Mais le plus saillant et le plus lumineux dans cette
gesticulation culturelle d’« artistes-citoyens » en vue de redorer le
blason d’un Mekhzen aux abois, et de lui restituer une certaine
virginité chirurgicale, c’est la manifestation que l’ambassadeur
marocain à Bruxelles Samir Addahre a organisé ce 4/11/2012 pour le
« Sahara Marocain » ; un conflit, pourtant entre les mains des instances
internationales : http://www.youtube.com/watch?v=R657ZPMJ1g0
Qui ne peut être convaincu que c’est dans la foulée de
« Daba-Maroc » que la politique politicienne se déploie sans sourciller,
en pleine lumière du jour ? Et voilà nos intellectuels bien piégés pour
ne pas dire escroqués et ridiculisés pour avoir souillé le concept de
« l’autonomie de la culture » vis-à-vis de la politique politicienne.

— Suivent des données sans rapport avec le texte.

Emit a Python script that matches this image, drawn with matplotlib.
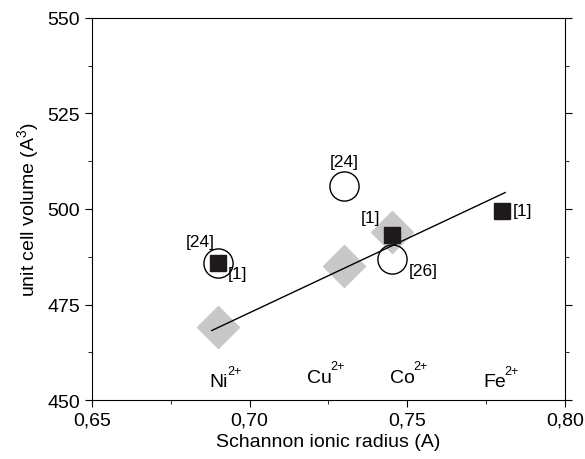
import matplotlib
matplotlib.use("Agg")
import matplotlib.pyplot as plt
from matplotlib.ticker import MultipleLocator, FuncFormatter

plt.rcParams['font.family'] = ['Liberation Sans', 'DejaVu Sans']
plt.rcParams['mathtext.fontset'] = 'custom'
plt.rcParams['mathtext.rm'] = 'Liberation Sans'

# data
diamond_x = [0.690, 0.730, 0.745]
diamond_y = [469.0, 485.0, 494.0]

square_x = [0.690, 0.745, 0.780]
square_y = [486.0, 493.3, 499.5]

circle_x = [0.690, 0.730, 0.745]
circle_y = [486.0, 506.0, 487.0]

fit_x = [0.688, 0.781]
fit_y = [468.2, 504.3]

ions = ['Ni', 'Cu', 'Co', 'Fe']
ion_x = [0.6874, 0.7182, 0.7445, 0.7740]
ion_y = [453.6, 454.8, 454.8, 453.6]

refs = ['[24]', '[1]', '[24]', '[1]', '[26]', '[1]']
ref_x = [0.6845, 0.6963, 0.730, 0.7382, 0.7550, 0.7866]
ref_y = [491.5, 483.0, 512.5, 497.9, 483.8, 499.7]

fig = plt.figure(figsize=(5.85, 4.6), dpi=100)
ax = fig.add_axes([0.157, 0.128, 0.809, 0.831])

ax.plot(diamond_x, diamond_y, 'D', color='#c8c8c8', markersize=21, zorder=2)
ax.plot(fit_x, fit_y, '-', color='black', linewidth=1.0, zorder=3)
ax.plot(circle_x, circle_y, 'o', markerfacecolor='none', markeredgecolor='black',
        markeredgewidth=1.0, markersize=21, zorder=4)
ax.plot(square_x, square_y, 's', color='#1e1a1b', markersize=11, zorder=5)

ion_texts = []
for name, x, y in zip(ions, ion_x, ion_y):
    ion_texts.append(ax.text(x, y, name, ha='left', va='baseline', fontsize=14))

for r, x, y in zip(refs, ref_x, ref_y):
    ax.text(x, y, r, ha='center', va='center', fontsize=12.5)

ax.set_xlim(0.65, 0.80)
ax.set_ylim(450, 550)
ax.xaxis.set_major_locator(MultipleLocator(0.05))
ax.xaxis.set_minor_locator(MultipleLocator(0.025))
ax.yaxis.set_major_locator(MultipleLocator(25))
ax.yaxis.set_minor_locator(MultipleLocator(12.5))
ax.xaxis.set_major_formatter(FuncFormatter(lambda v, p: f'{v:.2f}'.replace('.', ',')))

ax.tick_params(which='both', direction='out', labelsize=14, top=False, right=True)
ax.tick_params(which='major', length=5)
ax.tick_params(which='minor', length=3)

ax.set_xlabel('Schannon ionic radius (A)', fontsize=14, labelpad=3)
ax.set_ylabel(r'unit cell volume (A$^{3}$)', fontsize=14, labelpad=4)

# small superscripts after the ion names, placed from the baseline
fig.canvas.draw()
for t, x, y in zip(ion_texts, ion_x, ion_y):
    bb = t.get_window_extent()
    base = ax.transData.transform((x, y))[1]
    ax.annotate('2+', xy=(bb.x1, base), xycoords='figure pixels',
                xytext=(-1, 9), textcoords='offset points',
                ha='left', va='baseline', fontsize=9)

fig.savefig('out.png', dpi=100)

Seule éthique pourtant pour exiger un monde sans corruption, sans
prédations, sans despotisme, sans manipulations, sans mensonge et sans
injustice.
Ma pupille, chair de ma chair, il y a un autre présupposé à
« Daba-Maroc ». Celui de choisir entre le choléra et la peste :
l’islamisme (les analyses de nos intellos, à ce sujet, sont restés dans
le stade primitif et phobique…) et la démocrature (mirage bourré de
despotisme et de culte de la personnalité…). J’y reviendrai une autre
fois.
Mais, ma fille aimée, ton papa ne tournera jamais sa chemise
pour quelques dirhams. Il ne soutiendra jamais le despotisme… si éclairé
soit-il ! Et la culture pour lui, reste la seule porte ouverte sur la
fierté d’exister, la liberté et le combat contre les petitesses et les
calculs qui offensent et humilient les amoureux du clair de lune.